If you’re looking to learn more about Richmond’s storied past, an often overlooked historic building in the heart of the Iron Triangle may be a good place to start.

The Richmond Museum of History, adjacent to Nevin Park, boasts a collection that includes hundreds of pictures of the Kaiser Shipyard during its World War II heyday, an extensive newspaper collection and an actual Model A Ford that rolled off Ford’s Richmond assembly line in August 1931. It also has a ship.

The Richmond Museum Association, which owns the history museum, also owns the SS Red Oak Victory, a World War II cargo ship docked at the Port of Richmond. The Red Oak was built in the Kaiser Richmond Shipyard and came home to Richmond in the 1990s. It is still under restoration, but is open five days a week for tours. The museum host special events on the ship and plans to start cruising the bay once it’s fully restored.

But while the former Carnegie library building, at 400 Nevin Avenue, is rich with history, the museum is unbeknownst to many—including people that live within a few miles of it. Museum workers say it’s a struggle just to get visitors through the door. Considering the museum is a non-profit organization, which relies solely on the support of the community through annual paid memberships and fundraising—getting people in the door is key to its success.

“That’s one of our biggest challenges,” Melinda McCrary, Director and Curator at the Richmond Museum of History said of getting new visitors. “If I can get people to come here, I can make them proud about Richmond.”

We have a collection that allows you to see Richmond in a whole new light,” McCrary added. “There is a lot of really wonderful African American, Latino, Japanese and Chinese history here.”

McCrary hopes that the museum’s new leadership, coupled with a mix of potential new exhibits, will spur attendance. Like many local museums across the country, officials in Richmond are looking to make exhibits more interactive and participatory. There are also plans to take the museum experience into Richmond schools so students can learn about their city while studying American history. Sparking an interest among the younger generation is key, McCrary said, and expanding the collection to include high tech exhibits is crucial to igniting that spark.

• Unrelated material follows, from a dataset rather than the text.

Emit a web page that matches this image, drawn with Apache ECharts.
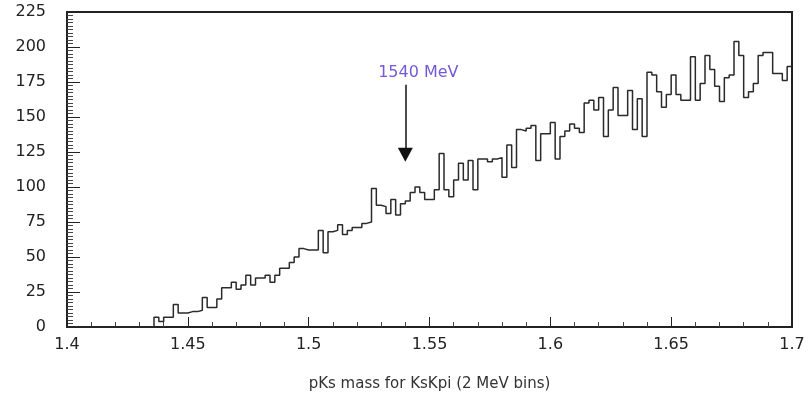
<!DOCTYPE html>
<html>
<head>
<meta charset="utf-8">
<script src="https://cdn.jsdelivr.net/npm/echarts@6/dist/echarts.min.js"></script>
<style>
  html, body { margin: 0; padding: 0; background: #fff; }
  #chart { width: 809px; height: 404px; }
</style>
</head>
<body>
<div id="chart"></div>
<script>
// pK0s invariant mass spectrum, 2 MeV bins from 1.400 to 1.700 GeV
const massMin = 1.4;
const massMax = 1.7;
const binWidth = 0.002;

// entries per bin (150 bins)
const counts = [
  0, 0, 0, 0, 0, 0, 0, 0, 0, 0,
  0, 0, 0, 0, 0, 0, 0, 0, 7, 4,
  7, 7, 16, 10, 10, 11, 11, 12, 21, 14,
  14, 20, 28, 28, 32, 27, 30, 37, 30, 35,
  35, 37, 32, 37, 42, 42, 46, 50, 56, 55,
  55, 55, 69, 53, 68, 69, 73, 66, 69, 71,
  71, 74, 75, 99, 87, 86, 81, 91, 80, 88,
  90, 96, 100, 96, 91, 91, 98, 124, 98, 93,
  105, 117, 105, 119, 98, 120, 120, 118, 120, 121,
  107, 130, 114, 141, 140, 142, 144, 119, 138, 138,
  146, 120, 136, 140, 145, 142, 139, 160, 162, 155,
  164, 136, 155, 171, 151, 151, 169, 141, 163, 136,
  182, 180, 168, 157, 166, 180, 166, 162, 162, 193,
  162, 174, 194, 184, 172, 161, 178, 180, 204, 194,
  164, 168, 174, 194, 196, 196, 181, 181, 176, 186
];

// axis ranges and labels
const countMax = 225;
const countStep = 25;
const massStep = 0.05;
const xTitle = 'pKs mass for KsKpi (2 MeV bins)';

// arrow marking the expected resonance position
const markMassMeV = 1540;
const markLabel = '1540 MeV';
const arrowTop = 173;
const arrowTip = 123;

// bin left edges with a closing point at the upper limit, drawn as steps
const steps = counts.map((c, i) => [massMin + i * binWidth, c]);
steps.push([massMax, counts[counts.length - 1]]);

const labelFont = 'DejaVu Sans';

const chart = echarts.init(document.getElementById('chart'), null, { renderer: 'canvas' });
chart.setOption({
  animation: false,
  backgroundColor: '#ffffff',
  grid: {
    left: 67, right: 17, top: 12, bottom: 77,
    show: true, borderColor: '#222', borderWidth: 2, backgroundColor: 'transparent'
  },
  xAxis: {
    type: 'value',
    min: massMin, max: massMax, interval: massStep,
    name: xTitle,
    nameLocation: 'middle',
    nameGap: 50,
    nameTextStyle: { fontFamily: labelFont, fontSize: 15, color: '#333' },
    axisLine: { onZero: false, lineStyle: { color: '#222', width: 2 } },
    axisTick: { inside: true, length: 10, lineStyle: { color: '#222', width: 1 } },
    minorTick: { show: true, splitNumber: 5, length: 5, lineStyle: { color: '#444', width: 1 } },
    splitLine: { show: false },
    axisLabel: {
      margin: 10, fontFamily: labelFont, fontSize: 16, color: '#222',
      formatter: v => String(parseFloat(v.toFixed(3)))
    }
  },
  yAxis: {
    type: 'value',
    min: 0, max: countMax, interval: countStep,
    axisLine: { show: true, lineStyle: { color: '#222', width: 2 } },
    axisTick: { show: true, inside: true, length: 13, lineStyle: { color: '#222', width: 1 } },
    minorTick: { show: true, splitNumber: 10, length: 6, lineStyle: { color: '#444', width: 1 } },
    splitLine: { show: false },
    axisLabel: { margin: 21, fontFamily: labelFont, fontSize: 16, color: '#222' }
  },
  series: [{
    type: 'line',
    data: steps,
    step: 'end',
    showSymbol: false,
    symbol: 'none',
    lineStyle: { color: '#2a2a2a', width: 1.5 },
    markLine: {
      silent: true,
      symbol: ['none', 'triangle'],
      symbolSize: [15, 14],
      lineStyle: { color: '#111', width: 1.5, type: 'solid' },
      label: {
        show: true, position: 'start', distance: 4,
        padding: [0, 0, 0, 26],
        formatter: markLabel,
        fontFamily: labelFont, fontSize: 16, color: '#7459d9'
      },
      data: [[
        { coord: [markMassMeV / 1000, arrowTop] },
        { coord: [markMassMeV / 1000, arrowTip] }
      ]]
    }
  }]
});
</script>
</body>
</html>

“Our permanent exhibit is outdated, so I’m fundraising to start a chorological renovation,” McCrary said. “If you get kids in the museum while they’re young, they will be museum lovers for the rest of their life and they’ll also get the parents to come. This is how we are going to sustain ourselves.”

But, as Beth Javens, Executive Director of the Richmond Convention and Visitors Bureau, pointed out, attracting tourists to Richmond in general can be a challenge. Smaller cities are often at a disadvantage because they don’t have the capacity to bring in large events. In Richmond, a reputation for crime and attractions scattered around the city’s sprawling limits is also a drawback.

“We are working to change people’s opinions about Richmond,” Javens said.  “It makes it hard for people to get out there and want to explore because there is a fear factor.”

Javens said the Richmond CVB is working to schedule tours for travel writers to show off the city’s attractions. More tourists would also help spur the city’s sagging economy.

However, Javens said it’s not all bad news. “Once people come here they become advocates for our cause,” she said. “The Richmond Museum of History is a beautiful facility, we just have to work extra hard to get people to come to Richmond and visit it because it’s really great.”


If you go: The Richmond Museum of History, at 400 Nevin Ave., is open from 1-4 p.m. Wednesday-Sunday. Cost is $2 for adults, $1 seniors or students and kids under 12 are free.

The museum continually collects artifacts and photographs from current and former Richmond residents.